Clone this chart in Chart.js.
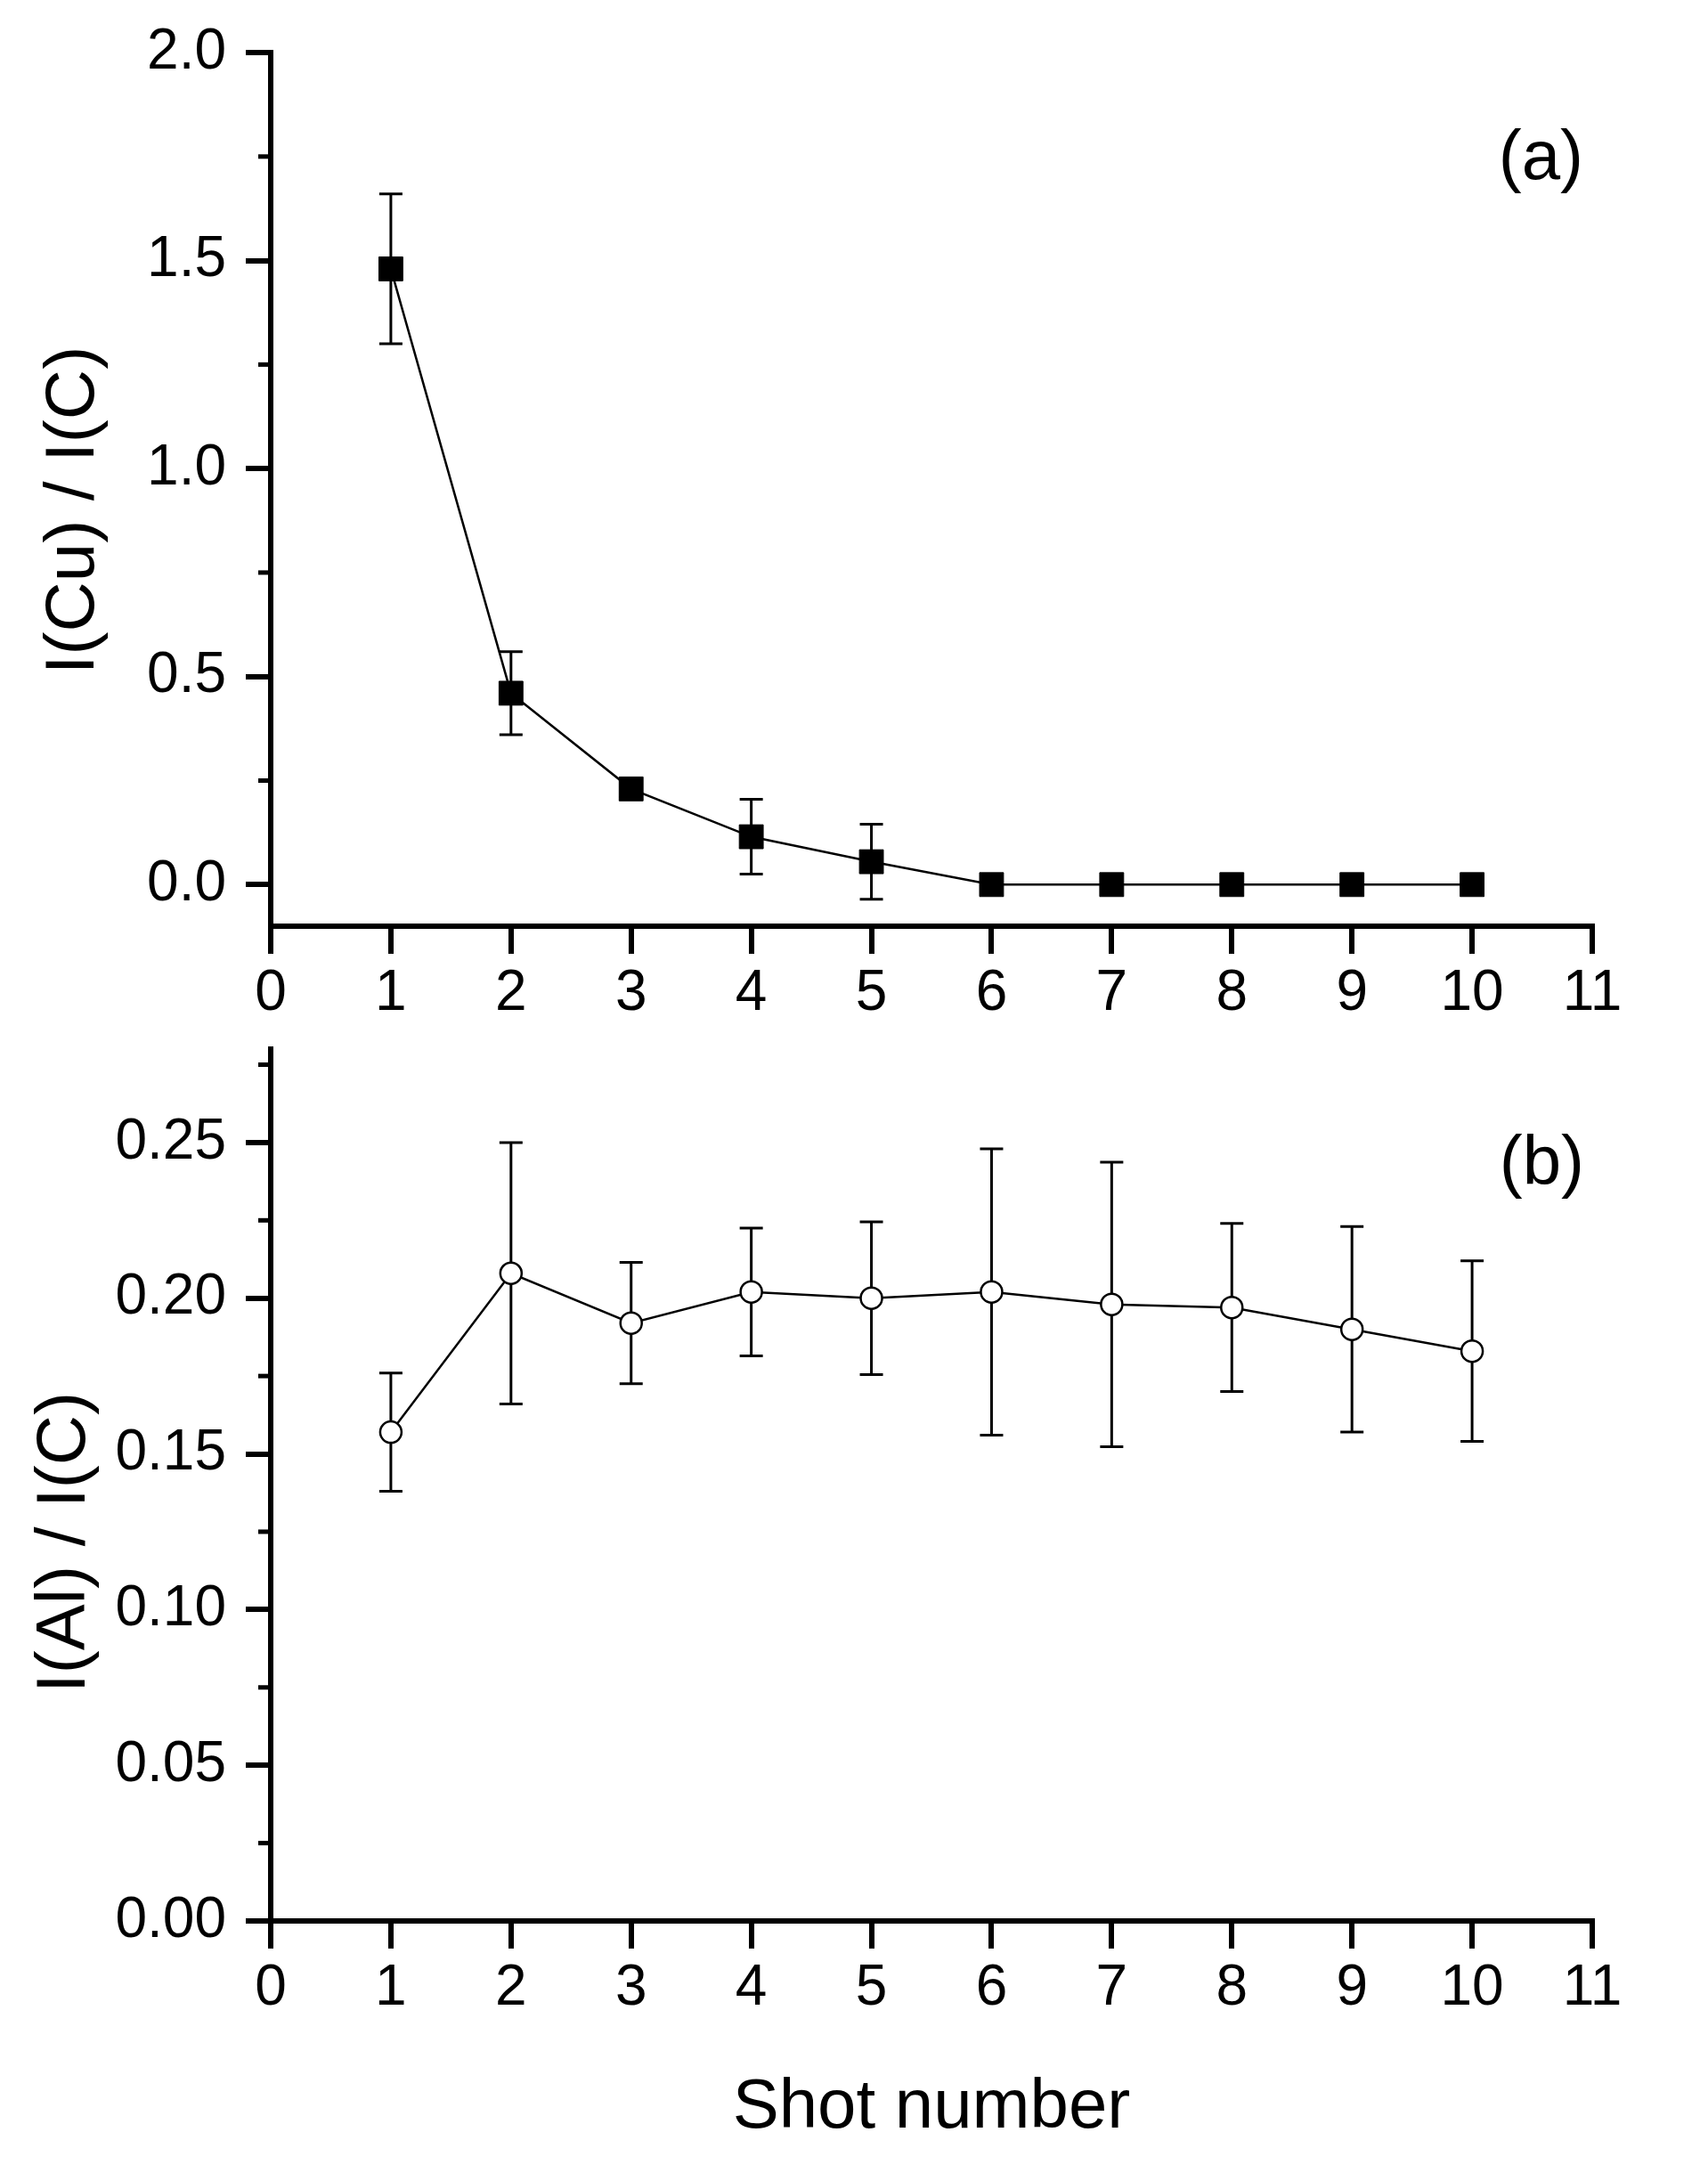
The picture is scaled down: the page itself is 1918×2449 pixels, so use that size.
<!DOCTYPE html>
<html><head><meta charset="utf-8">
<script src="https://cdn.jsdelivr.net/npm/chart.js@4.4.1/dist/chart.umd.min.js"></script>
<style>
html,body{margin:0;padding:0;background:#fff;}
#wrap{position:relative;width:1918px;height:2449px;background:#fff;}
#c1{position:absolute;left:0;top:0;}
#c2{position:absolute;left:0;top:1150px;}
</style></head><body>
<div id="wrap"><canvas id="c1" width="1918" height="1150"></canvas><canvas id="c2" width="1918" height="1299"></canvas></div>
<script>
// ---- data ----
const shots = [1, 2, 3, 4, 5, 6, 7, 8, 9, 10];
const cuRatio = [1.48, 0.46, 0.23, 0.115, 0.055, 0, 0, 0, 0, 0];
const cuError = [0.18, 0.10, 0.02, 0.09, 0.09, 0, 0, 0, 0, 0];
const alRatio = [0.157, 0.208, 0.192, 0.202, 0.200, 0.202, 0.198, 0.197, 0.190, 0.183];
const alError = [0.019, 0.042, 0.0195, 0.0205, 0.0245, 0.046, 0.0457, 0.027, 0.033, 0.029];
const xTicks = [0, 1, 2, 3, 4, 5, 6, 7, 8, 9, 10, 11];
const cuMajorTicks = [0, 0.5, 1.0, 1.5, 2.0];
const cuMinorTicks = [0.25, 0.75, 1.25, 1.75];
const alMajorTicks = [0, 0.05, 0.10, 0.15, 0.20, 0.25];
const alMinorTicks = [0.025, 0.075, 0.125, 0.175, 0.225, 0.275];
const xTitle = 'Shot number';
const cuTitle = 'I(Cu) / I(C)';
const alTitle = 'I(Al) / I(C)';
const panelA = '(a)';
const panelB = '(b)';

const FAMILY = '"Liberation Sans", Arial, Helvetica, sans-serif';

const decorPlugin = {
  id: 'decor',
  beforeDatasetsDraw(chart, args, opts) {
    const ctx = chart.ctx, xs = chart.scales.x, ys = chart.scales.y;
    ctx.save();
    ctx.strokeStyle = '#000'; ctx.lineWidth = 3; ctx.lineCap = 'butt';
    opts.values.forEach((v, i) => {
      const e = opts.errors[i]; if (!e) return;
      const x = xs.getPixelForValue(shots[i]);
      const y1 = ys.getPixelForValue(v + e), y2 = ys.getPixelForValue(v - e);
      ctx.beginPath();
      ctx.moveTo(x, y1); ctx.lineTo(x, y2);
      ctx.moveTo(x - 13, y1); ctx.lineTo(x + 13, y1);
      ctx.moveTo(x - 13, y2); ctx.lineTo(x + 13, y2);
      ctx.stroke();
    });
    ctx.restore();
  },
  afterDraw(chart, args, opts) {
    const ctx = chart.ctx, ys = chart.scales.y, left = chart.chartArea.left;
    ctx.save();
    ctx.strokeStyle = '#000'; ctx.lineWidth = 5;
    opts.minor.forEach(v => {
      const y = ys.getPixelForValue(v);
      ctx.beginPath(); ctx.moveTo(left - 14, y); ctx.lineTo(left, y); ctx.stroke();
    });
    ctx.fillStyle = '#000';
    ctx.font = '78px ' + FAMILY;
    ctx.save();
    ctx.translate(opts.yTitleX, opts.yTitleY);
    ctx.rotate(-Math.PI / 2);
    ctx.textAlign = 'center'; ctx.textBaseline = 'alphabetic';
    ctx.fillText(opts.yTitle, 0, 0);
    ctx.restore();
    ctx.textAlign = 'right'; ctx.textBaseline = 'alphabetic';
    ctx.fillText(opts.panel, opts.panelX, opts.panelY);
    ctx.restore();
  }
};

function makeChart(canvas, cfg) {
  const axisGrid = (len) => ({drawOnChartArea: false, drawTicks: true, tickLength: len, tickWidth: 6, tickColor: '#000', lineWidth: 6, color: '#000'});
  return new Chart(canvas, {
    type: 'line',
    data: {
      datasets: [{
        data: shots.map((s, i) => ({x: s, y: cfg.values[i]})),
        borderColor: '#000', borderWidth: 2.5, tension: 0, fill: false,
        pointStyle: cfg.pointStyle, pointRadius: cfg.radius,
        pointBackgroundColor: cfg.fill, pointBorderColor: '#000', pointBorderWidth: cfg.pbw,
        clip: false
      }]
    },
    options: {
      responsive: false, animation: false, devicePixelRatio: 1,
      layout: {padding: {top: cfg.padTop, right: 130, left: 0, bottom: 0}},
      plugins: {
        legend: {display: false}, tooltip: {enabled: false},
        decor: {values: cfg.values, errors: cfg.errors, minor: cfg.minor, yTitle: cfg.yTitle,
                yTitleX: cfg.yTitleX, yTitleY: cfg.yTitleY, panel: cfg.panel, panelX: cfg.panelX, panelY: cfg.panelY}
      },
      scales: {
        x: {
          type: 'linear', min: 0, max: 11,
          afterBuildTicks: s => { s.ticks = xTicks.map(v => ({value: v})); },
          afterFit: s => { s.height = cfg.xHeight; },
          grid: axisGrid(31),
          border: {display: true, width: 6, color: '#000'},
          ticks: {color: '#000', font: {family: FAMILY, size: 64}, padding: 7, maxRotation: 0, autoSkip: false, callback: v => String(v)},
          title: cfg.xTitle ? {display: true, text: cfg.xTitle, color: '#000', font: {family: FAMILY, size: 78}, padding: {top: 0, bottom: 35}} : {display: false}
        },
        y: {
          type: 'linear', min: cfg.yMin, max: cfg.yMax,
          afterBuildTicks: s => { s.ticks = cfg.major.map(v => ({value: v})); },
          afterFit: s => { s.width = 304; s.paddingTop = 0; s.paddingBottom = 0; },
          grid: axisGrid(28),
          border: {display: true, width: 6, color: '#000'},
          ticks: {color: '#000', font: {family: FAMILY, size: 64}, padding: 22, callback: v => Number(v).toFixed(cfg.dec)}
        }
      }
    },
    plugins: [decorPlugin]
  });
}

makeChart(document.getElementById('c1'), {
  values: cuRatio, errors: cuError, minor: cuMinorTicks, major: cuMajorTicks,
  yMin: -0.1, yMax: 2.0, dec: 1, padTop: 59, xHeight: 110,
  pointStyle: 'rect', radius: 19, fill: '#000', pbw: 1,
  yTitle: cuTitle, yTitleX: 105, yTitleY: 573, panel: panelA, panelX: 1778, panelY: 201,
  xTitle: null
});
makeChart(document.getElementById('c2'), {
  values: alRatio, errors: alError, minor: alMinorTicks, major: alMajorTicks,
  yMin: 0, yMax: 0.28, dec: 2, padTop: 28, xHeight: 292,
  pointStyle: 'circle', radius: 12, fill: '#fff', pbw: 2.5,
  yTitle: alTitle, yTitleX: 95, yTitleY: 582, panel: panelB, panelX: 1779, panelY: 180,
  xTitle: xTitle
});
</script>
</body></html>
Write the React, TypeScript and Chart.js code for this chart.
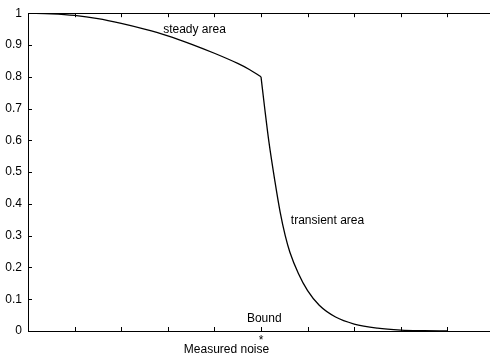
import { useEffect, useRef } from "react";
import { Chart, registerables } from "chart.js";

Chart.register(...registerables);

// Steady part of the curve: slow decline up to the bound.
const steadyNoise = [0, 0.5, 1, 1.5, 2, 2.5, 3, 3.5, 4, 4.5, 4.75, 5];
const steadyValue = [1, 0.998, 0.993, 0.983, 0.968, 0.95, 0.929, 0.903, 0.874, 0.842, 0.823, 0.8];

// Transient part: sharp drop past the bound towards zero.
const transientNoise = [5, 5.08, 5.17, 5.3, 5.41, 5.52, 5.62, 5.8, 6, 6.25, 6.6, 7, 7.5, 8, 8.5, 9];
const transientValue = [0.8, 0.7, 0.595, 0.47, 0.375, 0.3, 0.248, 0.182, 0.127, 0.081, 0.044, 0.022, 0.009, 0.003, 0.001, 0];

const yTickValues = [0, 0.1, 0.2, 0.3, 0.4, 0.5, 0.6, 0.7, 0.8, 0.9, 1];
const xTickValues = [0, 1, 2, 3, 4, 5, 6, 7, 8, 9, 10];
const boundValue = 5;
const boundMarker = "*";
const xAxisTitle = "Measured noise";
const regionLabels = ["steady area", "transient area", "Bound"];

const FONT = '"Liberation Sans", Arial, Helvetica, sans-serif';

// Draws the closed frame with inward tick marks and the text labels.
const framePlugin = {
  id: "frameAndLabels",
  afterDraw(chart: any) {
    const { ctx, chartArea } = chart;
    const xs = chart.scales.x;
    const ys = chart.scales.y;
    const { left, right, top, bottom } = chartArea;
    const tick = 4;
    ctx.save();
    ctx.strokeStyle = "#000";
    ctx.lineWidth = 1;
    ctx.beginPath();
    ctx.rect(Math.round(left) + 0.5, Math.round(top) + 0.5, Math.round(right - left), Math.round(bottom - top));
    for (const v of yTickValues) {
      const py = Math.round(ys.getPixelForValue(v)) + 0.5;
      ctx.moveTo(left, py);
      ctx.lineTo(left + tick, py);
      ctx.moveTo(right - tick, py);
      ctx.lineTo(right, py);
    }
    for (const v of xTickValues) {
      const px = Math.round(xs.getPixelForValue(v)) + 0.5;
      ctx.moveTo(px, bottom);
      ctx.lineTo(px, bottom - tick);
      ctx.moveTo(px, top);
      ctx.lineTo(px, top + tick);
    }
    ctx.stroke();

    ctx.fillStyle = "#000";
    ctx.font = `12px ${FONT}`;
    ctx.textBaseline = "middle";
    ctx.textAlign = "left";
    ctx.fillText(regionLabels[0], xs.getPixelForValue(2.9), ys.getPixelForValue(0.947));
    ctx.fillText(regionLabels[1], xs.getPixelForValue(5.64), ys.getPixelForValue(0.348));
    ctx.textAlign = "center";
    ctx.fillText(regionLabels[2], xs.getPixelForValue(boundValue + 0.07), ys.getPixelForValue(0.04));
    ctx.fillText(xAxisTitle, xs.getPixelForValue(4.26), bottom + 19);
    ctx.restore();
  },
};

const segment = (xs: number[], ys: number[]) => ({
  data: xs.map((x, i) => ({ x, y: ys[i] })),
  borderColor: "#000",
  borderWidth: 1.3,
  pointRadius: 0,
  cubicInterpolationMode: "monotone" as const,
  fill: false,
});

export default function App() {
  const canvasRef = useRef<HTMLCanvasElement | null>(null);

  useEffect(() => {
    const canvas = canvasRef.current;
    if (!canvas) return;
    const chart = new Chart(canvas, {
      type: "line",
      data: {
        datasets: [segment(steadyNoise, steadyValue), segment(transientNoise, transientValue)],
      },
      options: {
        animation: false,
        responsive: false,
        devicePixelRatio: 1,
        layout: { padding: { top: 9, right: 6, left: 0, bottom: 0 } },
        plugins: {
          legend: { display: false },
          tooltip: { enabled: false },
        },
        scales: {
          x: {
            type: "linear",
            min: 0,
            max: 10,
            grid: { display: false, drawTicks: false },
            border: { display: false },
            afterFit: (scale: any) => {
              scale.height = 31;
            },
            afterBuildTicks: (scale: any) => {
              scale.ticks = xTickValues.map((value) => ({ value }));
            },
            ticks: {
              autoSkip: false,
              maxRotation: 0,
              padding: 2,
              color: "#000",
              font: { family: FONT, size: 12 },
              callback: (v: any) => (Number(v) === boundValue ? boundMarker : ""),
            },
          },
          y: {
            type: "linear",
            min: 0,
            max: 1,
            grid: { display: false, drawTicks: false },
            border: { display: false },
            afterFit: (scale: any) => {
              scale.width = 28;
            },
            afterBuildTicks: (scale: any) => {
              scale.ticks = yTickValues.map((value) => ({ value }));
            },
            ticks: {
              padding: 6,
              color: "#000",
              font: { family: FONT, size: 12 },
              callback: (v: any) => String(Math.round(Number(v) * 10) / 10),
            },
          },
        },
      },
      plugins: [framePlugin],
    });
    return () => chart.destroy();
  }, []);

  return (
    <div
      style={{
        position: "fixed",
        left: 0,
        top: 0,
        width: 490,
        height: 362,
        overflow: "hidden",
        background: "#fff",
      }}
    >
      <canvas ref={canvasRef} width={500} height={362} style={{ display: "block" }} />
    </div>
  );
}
==============================
*Exercise instructions*.
Exactly as they stand, quote the lines beginning with the one that contains "Write the React, TypeScript" and ending with the one that contains "Chart.register(...registerables);", with no pictures.

*Response below*.
Write the React, TypeScript and Chart.js code for this chart.
import { useEffect, useRef } from "react";
import { Chart, registerables } from "chart.js";

Chart.register(...registerables);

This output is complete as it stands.